OBJECTIVE: Wherever a line holds the word "React", copy that line out.

DATASET SECTION:
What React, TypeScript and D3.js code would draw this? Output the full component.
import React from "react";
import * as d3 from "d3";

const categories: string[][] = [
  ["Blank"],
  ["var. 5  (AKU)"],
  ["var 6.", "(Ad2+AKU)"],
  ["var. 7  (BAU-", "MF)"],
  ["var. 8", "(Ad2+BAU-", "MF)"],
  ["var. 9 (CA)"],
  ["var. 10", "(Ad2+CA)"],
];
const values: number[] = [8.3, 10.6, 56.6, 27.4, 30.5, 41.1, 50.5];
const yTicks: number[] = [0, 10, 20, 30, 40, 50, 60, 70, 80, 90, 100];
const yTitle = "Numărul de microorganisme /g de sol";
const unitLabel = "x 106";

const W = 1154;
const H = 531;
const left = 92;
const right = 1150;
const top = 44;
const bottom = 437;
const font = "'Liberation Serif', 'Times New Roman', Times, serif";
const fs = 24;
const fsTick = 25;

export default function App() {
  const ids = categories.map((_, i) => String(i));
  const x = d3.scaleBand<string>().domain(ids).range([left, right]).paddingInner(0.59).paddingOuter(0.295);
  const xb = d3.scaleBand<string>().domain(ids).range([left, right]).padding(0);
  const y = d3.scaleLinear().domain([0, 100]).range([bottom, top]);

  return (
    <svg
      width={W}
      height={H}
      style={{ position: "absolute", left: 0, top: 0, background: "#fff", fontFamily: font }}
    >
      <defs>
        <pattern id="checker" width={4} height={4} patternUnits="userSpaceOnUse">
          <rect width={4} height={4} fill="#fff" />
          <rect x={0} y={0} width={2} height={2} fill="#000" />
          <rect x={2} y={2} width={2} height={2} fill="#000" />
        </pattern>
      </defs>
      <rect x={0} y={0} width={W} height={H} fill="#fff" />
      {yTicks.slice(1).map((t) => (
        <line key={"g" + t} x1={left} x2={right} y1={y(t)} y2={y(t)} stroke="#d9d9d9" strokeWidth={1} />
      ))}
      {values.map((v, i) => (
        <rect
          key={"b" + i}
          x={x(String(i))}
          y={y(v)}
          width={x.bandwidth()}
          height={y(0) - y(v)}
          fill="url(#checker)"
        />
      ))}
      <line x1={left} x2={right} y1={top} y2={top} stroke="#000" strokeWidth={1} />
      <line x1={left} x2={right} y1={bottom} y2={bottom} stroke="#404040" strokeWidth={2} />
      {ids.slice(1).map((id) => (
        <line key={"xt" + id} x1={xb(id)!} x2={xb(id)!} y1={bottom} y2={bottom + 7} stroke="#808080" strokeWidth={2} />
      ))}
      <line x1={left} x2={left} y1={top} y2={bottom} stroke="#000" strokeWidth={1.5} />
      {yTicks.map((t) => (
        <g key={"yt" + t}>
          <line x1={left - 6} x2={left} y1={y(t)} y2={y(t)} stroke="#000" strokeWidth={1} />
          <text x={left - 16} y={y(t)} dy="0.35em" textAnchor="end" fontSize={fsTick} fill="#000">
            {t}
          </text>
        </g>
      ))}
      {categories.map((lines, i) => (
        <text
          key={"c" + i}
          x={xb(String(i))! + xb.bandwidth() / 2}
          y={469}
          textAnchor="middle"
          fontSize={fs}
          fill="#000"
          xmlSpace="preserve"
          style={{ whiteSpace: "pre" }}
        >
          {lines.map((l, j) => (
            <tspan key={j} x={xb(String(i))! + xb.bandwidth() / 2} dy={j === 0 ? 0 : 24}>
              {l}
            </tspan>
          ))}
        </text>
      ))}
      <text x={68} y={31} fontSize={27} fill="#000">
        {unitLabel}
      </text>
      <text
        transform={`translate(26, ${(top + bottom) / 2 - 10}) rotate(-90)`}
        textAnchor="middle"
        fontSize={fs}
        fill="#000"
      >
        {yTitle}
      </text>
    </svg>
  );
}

FULL RESPONSE:
What React, TypeScript and D3.js code would draw this? Output the full component.
import React from "react";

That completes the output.